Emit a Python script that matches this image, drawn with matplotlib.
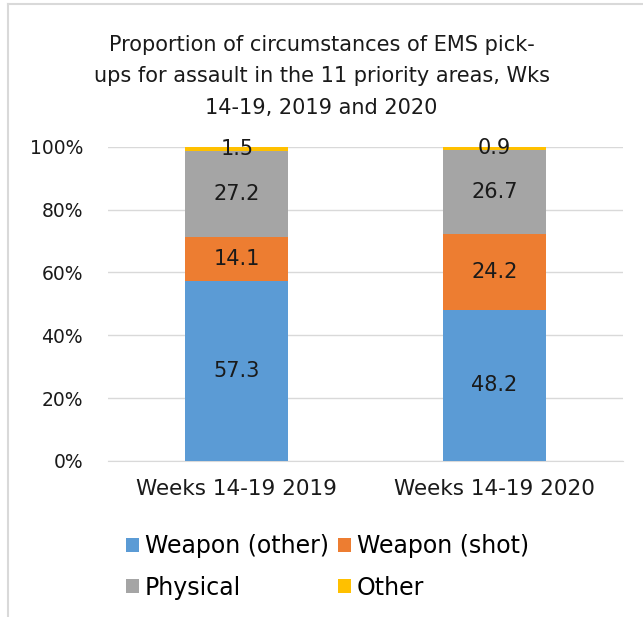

--

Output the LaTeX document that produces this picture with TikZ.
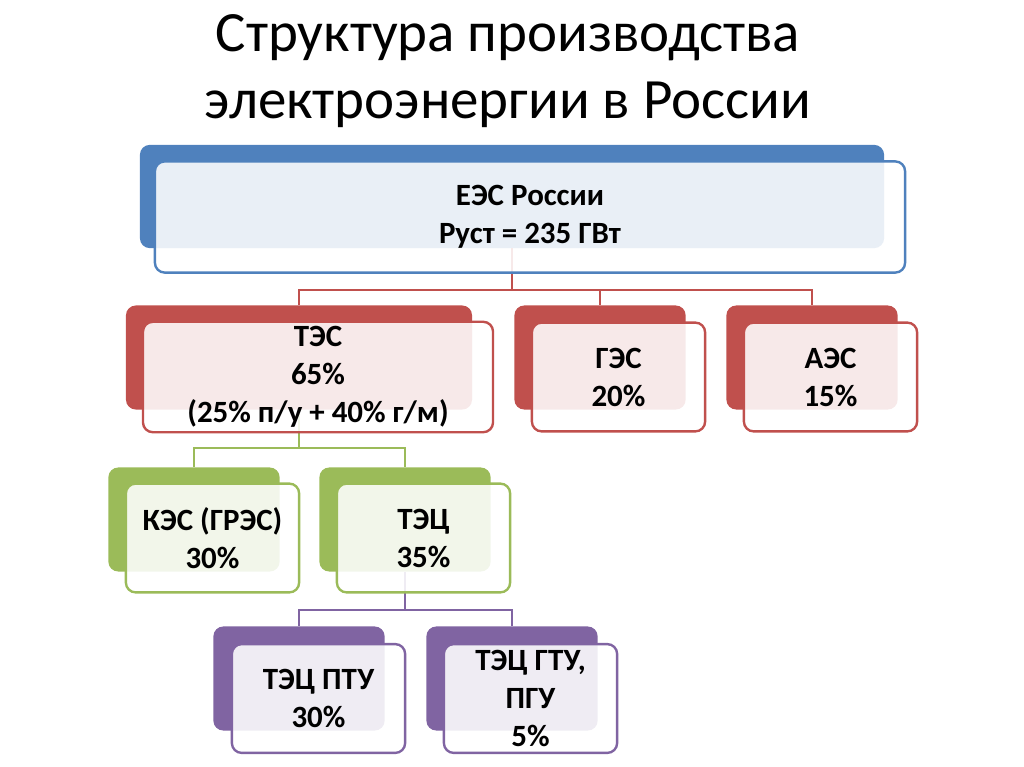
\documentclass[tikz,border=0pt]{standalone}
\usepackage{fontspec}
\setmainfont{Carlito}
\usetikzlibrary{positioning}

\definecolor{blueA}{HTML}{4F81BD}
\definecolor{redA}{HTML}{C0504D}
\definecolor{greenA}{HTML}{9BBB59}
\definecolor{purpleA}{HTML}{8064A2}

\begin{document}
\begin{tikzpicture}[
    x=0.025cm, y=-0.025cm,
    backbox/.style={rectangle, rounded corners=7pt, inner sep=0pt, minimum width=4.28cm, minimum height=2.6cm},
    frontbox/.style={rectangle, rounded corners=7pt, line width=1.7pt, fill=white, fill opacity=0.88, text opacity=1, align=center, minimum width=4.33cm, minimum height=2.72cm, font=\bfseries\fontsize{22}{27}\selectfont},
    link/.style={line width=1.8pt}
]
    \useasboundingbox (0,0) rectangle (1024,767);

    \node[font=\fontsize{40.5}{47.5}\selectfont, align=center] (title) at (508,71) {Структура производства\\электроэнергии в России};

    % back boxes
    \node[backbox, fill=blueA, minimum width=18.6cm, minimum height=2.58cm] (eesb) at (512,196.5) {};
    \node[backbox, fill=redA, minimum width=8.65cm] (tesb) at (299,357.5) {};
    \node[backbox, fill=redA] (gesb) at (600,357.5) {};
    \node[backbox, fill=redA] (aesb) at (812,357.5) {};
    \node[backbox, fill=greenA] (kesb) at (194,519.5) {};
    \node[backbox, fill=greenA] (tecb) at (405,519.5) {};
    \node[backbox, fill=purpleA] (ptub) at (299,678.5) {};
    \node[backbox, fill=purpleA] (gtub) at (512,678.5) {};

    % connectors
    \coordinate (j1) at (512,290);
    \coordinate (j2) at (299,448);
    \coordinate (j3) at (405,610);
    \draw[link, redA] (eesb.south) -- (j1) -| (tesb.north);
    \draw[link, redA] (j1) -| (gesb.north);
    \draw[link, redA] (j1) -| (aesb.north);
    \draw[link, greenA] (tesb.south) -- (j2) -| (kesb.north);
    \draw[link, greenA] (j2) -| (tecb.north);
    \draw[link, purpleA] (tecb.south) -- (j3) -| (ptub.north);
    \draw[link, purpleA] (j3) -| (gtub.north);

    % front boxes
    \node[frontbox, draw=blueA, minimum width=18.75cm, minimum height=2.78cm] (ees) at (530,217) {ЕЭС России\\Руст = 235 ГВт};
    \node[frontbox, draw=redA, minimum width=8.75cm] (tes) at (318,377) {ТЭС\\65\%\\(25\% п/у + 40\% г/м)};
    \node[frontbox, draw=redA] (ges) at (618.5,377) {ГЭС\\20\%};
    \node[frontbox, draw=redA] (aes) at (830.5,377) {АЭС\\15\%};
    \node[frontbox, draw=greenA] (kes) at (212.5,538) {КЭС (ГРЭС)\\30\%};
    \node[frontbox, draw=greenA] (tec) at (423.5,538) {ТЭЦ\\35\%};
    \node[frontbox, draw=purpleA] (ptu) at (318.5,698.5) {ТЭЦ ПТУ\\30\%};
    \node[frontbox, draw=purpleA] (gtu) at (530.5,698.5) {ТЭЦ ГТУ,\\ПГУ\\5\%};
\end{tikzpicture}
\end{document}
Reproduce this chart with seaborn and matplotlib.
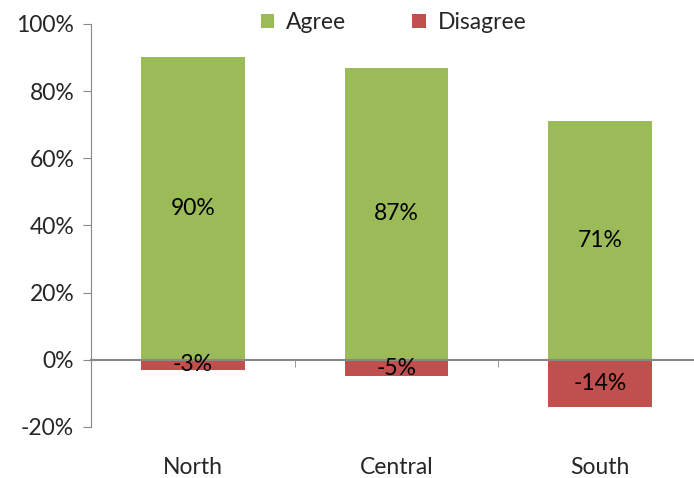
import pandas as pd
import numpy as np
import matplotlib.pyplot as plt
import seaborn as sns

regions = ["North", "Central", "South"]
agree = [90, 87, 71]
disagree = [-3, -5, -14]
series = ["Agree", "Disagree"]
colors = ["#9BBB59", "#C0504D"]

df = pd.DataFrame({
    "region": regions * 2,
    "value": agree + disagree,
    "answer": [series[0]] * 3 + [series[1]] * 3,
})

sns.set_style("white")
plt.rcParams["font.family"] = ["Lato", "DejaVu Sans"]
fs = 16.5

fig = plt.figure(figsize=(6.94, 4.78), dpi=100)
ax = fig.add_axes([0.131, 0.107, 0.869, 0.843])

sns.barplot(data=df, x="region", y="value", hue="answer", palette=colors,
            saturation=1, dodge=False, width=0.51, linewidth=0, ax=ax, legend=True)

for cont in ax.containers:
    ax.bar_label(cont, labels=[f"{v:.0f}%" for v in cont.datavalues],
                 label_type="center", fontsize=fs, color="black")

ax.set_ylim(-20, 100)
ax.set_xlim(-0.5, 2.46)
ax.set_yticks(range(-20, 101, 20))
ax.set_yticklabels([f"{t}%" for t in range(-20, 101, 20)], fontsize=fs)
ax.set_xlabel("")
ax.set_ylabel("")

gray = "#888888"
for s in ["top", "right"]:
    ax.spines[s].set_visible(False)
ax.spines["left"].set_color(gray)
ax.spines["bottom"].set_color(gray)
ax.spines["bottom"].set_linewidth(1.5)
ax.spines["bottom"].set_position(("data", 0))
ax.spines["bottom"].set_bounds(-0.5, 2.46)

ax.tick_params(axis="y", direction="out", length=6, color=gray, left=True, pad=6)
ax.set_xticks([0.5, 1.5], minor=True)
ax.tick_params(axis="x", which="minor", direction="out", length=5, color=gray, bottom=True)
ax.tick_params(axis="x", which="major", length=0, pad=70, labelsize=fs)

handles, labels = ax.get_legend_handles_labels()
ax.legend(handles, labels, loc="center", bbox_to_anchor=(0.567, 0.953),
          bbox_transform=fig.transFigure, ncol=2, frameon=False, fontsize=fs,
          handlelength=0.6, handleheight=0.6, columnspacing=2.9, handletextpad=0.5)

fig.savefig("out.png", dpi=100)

* * *

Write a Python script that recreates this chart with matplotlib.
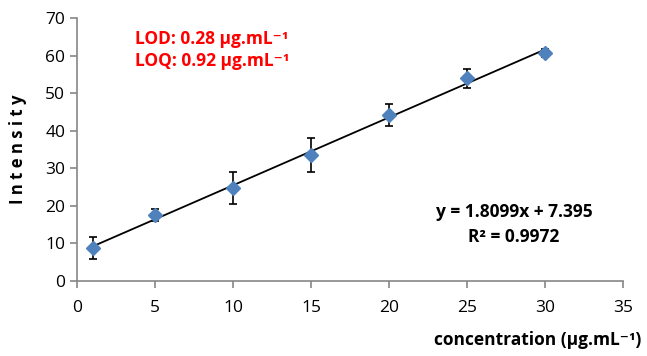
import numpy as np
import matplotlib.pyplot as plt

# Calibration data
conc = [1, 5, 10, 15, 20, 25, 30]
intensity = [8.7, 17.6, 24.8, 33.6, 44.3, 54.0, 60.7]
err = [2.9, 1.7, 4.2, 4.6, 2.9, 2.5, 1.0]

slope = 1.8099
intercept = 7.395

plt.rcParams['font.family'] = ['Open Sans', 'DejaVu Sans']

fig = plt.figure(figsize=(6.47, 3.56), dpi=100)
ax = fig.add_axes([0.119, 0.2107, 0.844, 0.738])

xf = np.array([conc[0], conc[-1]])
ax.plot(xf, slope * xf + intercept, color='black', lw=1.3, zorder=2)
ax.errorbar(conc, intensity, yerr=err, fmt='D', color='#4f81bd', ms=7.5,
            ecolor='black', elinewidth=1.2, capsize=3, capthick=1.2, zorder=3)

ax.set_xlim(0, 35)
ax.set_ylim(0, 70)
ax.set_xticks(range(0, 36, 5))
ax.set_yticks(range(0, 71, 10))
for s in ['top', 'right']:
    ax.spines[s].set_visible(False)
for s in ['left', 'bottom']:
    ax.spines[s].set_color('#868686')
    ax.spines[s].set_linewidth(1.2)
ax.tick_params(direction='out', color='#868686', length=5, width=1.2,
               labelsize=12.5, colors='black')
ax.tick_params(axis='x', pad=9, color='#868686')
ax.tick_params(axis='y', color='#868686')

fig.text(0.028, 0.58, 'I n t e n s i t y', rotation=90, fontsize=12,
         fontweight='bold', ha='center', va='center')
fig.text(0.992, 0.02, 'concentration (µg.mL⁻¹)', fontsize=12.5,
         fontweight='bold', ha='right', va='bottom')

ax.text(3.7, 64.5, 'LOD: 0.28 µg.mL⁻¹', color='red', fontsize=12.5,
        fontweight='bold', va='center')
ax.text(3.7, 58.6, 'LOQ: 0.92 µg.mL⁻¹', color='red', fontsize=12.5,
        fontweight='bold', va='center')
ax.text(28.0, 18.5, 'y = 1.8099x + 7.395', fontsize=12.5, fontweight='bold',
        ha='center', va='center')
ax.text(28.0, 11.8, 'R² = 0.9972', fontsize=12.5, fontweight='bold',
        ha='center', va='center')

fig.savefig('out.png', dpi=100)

**INSTRUCTION**
In the listing above, how many lines hold the word "that"? Give the number and nothing more.

**WRITTEN REPLY**
3